A woman recalls her ideological awakening in memoiristic vignettes that interrogate what it means to be a feminist.
Marlowe was raised in Peru, California, and Ecuador by a Peruvian mother and an American father who met in San Francisco. Each home is described in this memoir with a rich sense of place, but what connects each chapter is the author’s account of her emerging feminist identity. She tells of listening to her parents argue and aligning herself with her mother’s point of view; she discusses how she attended an evangelical missionary school in Quito but later rejected the Bible’s patriarchal norms; and she writes that “lascivious” men attempted to prey on her and other young women and girls in her life. In college at the University of California, Berkeley, she was exposed to gender studies and academic feminism. During her early 20s and her time as a graduate student in Seattle, her life and career became increasingly intertwined with her feminist politics; later, Marlowe became a faculty member, using feminist ideas and women’s narratives as guides to inform her teaching. From her early adulthood on, the memoir’s narrative becomes a reflection on small, meaningful moments, as when she attempts to breastfeed her child in an art gallery, only to be chastised by a docent; she also reflects on larger subjects, including her marriage and her own motherhood.

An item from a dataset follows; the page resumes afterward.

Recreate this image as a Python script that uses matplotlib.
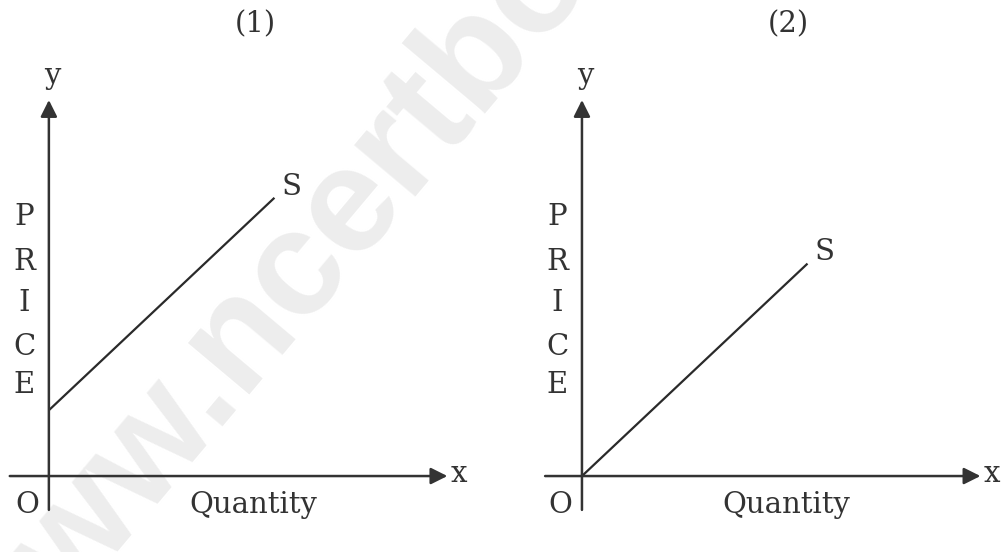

Marlowe’s assured prose relates a narrative that is neither sweeping nor linear but understands how concepts of feminism and femininity can become complicated, as in a chapter titled “Red Lipstick”: “I want to revel, when I feel like it, in prettiness. I want to seek beauty of every kind. I want to find it and focus on it and embrace it and live it.” Her revelations of her own psyche, in these short, intimate essays, propel the narrative forward and effectively add nuance and color to familiar topics.
A confident, impressionist portrait of a feminist life.